DIEPPE, N.B. – The Atlantic Provinces Trucking Association (APTA) is once again decrying the federal government’s recent changes to the temporary foreign workers’ program (TFW).
Last month, the industry association issued an objection about changes Ottawa made to the way the program was run—in particular, it complained about the increase to the Labour Market Impact Assessment (LMIA) fee—which jumped from $275 to $1,000 for every temporary foreign worker position requested by an employer.
Now, the APTA is disputing the way drivers are classified. APTA executive director Jean-Marc Picard said, truckers shouldn’t be lumped in with other workers earning minimum wage.
“The government introduced these changes two weeks ago and if you are classified in a high wage occupation, these changes don’t apply in most cases. Unfortunately, the truck driver is categorized as a low wage occupation; therefore we are obliged by all these changes,” he said.
“Even though we pay our long haul drivers above the provincial medians, we are lumped with all types of truck drivers”.
Picard feels that the needs of the industry aren’t understood by the federal government or by the minister of employment and social development.
“Minister [Jason] Kenney obviously doesn’t realize the driver shortage in our industry and hasn’t considered many factors when he made this decision. This will have long-term impacts to our industry in Atlantic Canada and to our overall economy. We understand what he is trying to do, to put Canadians to work but this is extreme and will have a damaging impact for our industry.”
“There are many different types of truck drivers and salaries can fluctuate, but long haul commercial truck drivers average $55,000 and up annually. The government should separate us from the low skill group and recognize that we pay more than the provincial medians.”
“Trucking companies are faced with a huge dilemma now, not only can’t they get applications processed for TFW, they will lose the ones they have which means no driver to drive and a $200,000 truck sitting around in your yard that you have to pay for.”

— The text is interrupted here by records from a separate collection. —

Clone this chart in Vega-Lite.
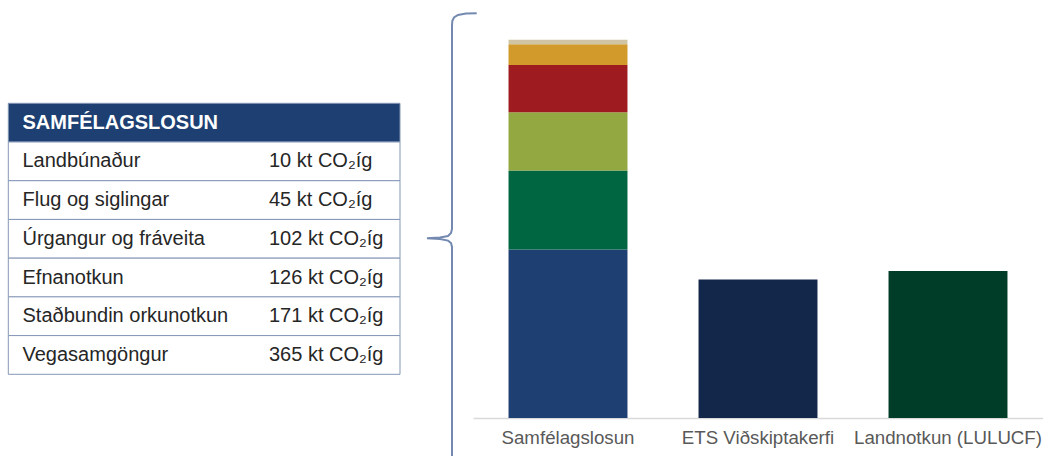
{
  "$schema": "https://vega.github.io/schema/vega-lite/v6.json",
  "padding": 0,
  "autosize": {"type": "pad"},
  "background": "white",
  "spacing": 0,
  "bounds": "flush",
  "config": {"view": {"stroke": null}, "font": "Liberation Sans", "concat": {"spacing": 0}},
  "datasets": {
    "table": [
      {"row": "SAMFÉLAGSLOSUN", "value": ""},
      {"row": "Landbúnaður", "value": "10 kt CO₂íg"},
      {"row": "Flug og siglingar", "value": "45 kt CO₂íg"},
      {"row": "Úrgangur og fráveita", "value": "102 kt CO₂íg"},
      {"row": "Efnanotkun", "value": "126 kt CO₂íg"},
      {"row": "Staðbundin orkunotkun", "value": "171 kt CO₂íg"},
      {"row": "Vegasamgöngur", "value": "365 kt CO₂íg"}
    ],
    "brace": [
      {"i": 0, "bx": 476.7, "by": -2.829},
      {"i": 1, "bx": 466, "by": -2.822},
      {"i": 2, "bx": 458, "by": -2.786},
      {"i": 3, "bx": 454, "by": -2.721},
      {"i": 4, "bx": 452.3, "by": -2.63},
      {"i": 5, "bx": 452, "by": -2.501},
      {"i": 6, "bx": 452, "by": 2.744},
      {"i": 7, "bx": 451, "by": 2.848},
      {"i": 8, "bx": 448, "by": 2.925},
      {"i": 9, "bx": 440, "by": 2.966},
      {"i": 10, "bx": 427, "by": 2.984},
      {"i": 11, "bx": 440, "by": 3.003},
      {"i": 12, "bx": 448, "by": 3.044},
      {"i": 13, "bx": 451, "by": 3.106},
      {"i": 14, "bx": 452, "by": 3.209},
      {"i": 15, "bx": 452, "by": 8.972}
    ],
    "bars": [
      {"category": "Samfélagslosun", "sector": "Vegasamgöngur", "kt": 365, "ord": 1},
      {"category": "Samfélagslosun", "sector": "Staðbundin orkunotkun", "kt": 171, "ord": 2},
      {"category": "Samfélagslosun", "sector": "Efnanotkun", "kt": 126, "ord": 3},
      {"category": "Samfélagslosun", "sector": "Úrgangur og fráveita", "kt": 102, "ord": 4},
      {"category": "Samfélagslosun", "sector": "Flug og siglingar", "kt": 45, "ord": 5},
      {"category": "Samfélagslosun", "sector": "Landbúnaður", "kt": 10, "ord": 6},
      {"category": "ETS Viðskiptakerfi", "sector": "ETS", "kt": 300, "ord": 1},
      {"category": "Landnotkun (LULUCF)", "sector": "LULUCF", "kt": 318, "ord": 1}
    ]
  },
  "hconcat": [
    {
      "width": 473,
      "height": 418,
      "layer": [
        {
          "data": {"name": "table"},
          "encoding": {
            "y": {"field": "row", "type": "nominal", "sort": null,
                  "scale": {"type": "band", "paddingInner": 0, "paddingOuter": 0, "range": [103.3, 374.3],
                            "domain": ["SAMFÉLAGSLOSUN", "Landbúnaður", "Flug og siglingar", "Úrgangur og fráveita", "Efnanotkun", "Staðbundin orkunotkun", "Vegasamgöngur"]},
                  "axis": null}
          },
          "layer": [
            {
              "mark": {"type": "rect", "stroke": "#8597b6", "strokeWidth": 1},
              "encoding": {
                "x": {"datum": 8.3, "type": "quantitative", "scale": {"domain": [0, 473], "nice": false, "zero": false}, "axis": null},
                "x2": {"datum": 400},
                "fill": {"condition": {"test": "datum.row === 'SAMFÉLAGSLOSUN'", "value": "#1d3f72"}, "value": "#ffffff"}
              }
            },
            {
              "transform": [{"filter": "datum.row === 'SAMFÉLAGSLOSUN'"}],
              "mark": {"type": "text", "align": "left", "baseline": "middle", "fontSize": 20, "fontWeight": "bold", "color": "#ffffff"},
              "encoding": {
                "x": {"datum": 22.5, "type": "quantitative"},
                "text": {"field": "row"}
              }
            },
            {
              "transform": [{"filter": "datum.row !== 'SAMFÉLAGSLOSUN'"}],
              "mark": {"type": "text", "align": "left", "baseline": "middle", "fontSize": 20, "color": "#262626"},
              "encoding": {
                "x": {"datum": 22.5, "type": "quantitative"},
                "text": {"field": "row"}
              }
            },
            {
              "transform": [{"filter": "datum.row !== 'SAMFÉLAGSLOSUN'"}],
              "mark": {"type": "text", "align": "left", "baseline": "middle", "fontSize": 20, "color": "#262626"},
              "encoding": {
                "x": {"datum": 269, "type": "quantitative"},
                "text": {"field": "value"}
              }
            }
          ]
        },
        {
          "data": {"name": "brace"},
          "mark": {"type": "line", "stroke": "#7389b0", "strokeWidth": 2, "clip": false},
          "encoding": {
            "x": {"field": "bx", "type": "quantitative"},
            "y": {"field": "by", "type": "quantitative", "scale": {"domain": [-3.173, 7.628], "reverse": true, "nice": false, "zero": false}, "axis": null},
            "order": {"field": "i"}
          }
        }
      ],
      "resolve": {"scale": {"y": "independent"}}
    },
    {
      "width": 570,
      "height": 418,
      "data": {"name": "bars"},
      "mark": {"type": "bar"},
      "encoding": {
        "x": {"field": "category", "type": "nominal", "sort": null,
              "scale": {"paddingInner": 0.374, "paddingOuter": 0.187},
              "axis": {"title": null, "labelAngle": 0, "ticks": false, "domainColor": "#d9d9d9", "domainWidth": 1.5,
                       "labelFontSize": 18.7, "labelColor": "#595959", "labelFont": "Liberation Sans", "labelPadding": 10, "labelLimit": 0}},
        "y": {"field": "kt", "type": "quantitative", "stack": "zero", "scale": {"domain": [0, 905], "nice": false}, "axis": null},
        "color": {"field": "sector", "type": "nominal", "legend": null,
                  "scale": {"domain": ["Vegasamgöngur", "Staðbundin orkunotkun", "Efnanotkun", "Úrgangur og fráveita", "Flug og siglingar", "Landbúnaður", "ETS", "LULUCF"],
                            "range": ["#1d3f72", "#006641", "#93a840", "#9e1b1f", "#d29a2b", "#cfc4a4", "#13274a", "#003d28"]}},
        "order": {"field": "ord", "type": "quantitative"}
      }
    }
  ]
}
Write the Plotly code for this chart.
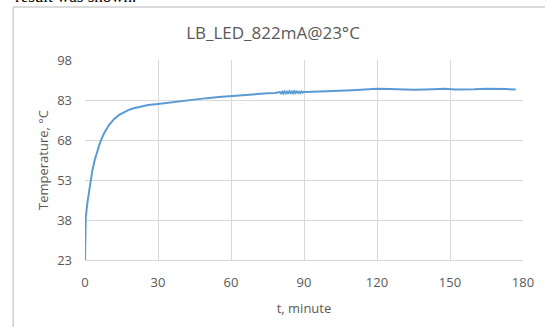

The APTA condemnation comes on the heels of a Nova Scotia trucking company being cleared of not abiding by the rules regulating the employment of temporary foreign workers. In May, Employment and Social Development Canada suspended Eassons Transport Ltd. of Berwick, N.S. from participating in the program. At the time, the government website justified its action with a notice proclaiming there were “reasonable grounds to suspect that the employer or group of employers provided false, misleading or inaccurate information in the context of the request for that opinion.”
The company denied breaking any rules when it came to the hiring and employment of Jamaican drivers. As of yesterday, the suspension has been lifted and Eassons’ name has been removed from the website.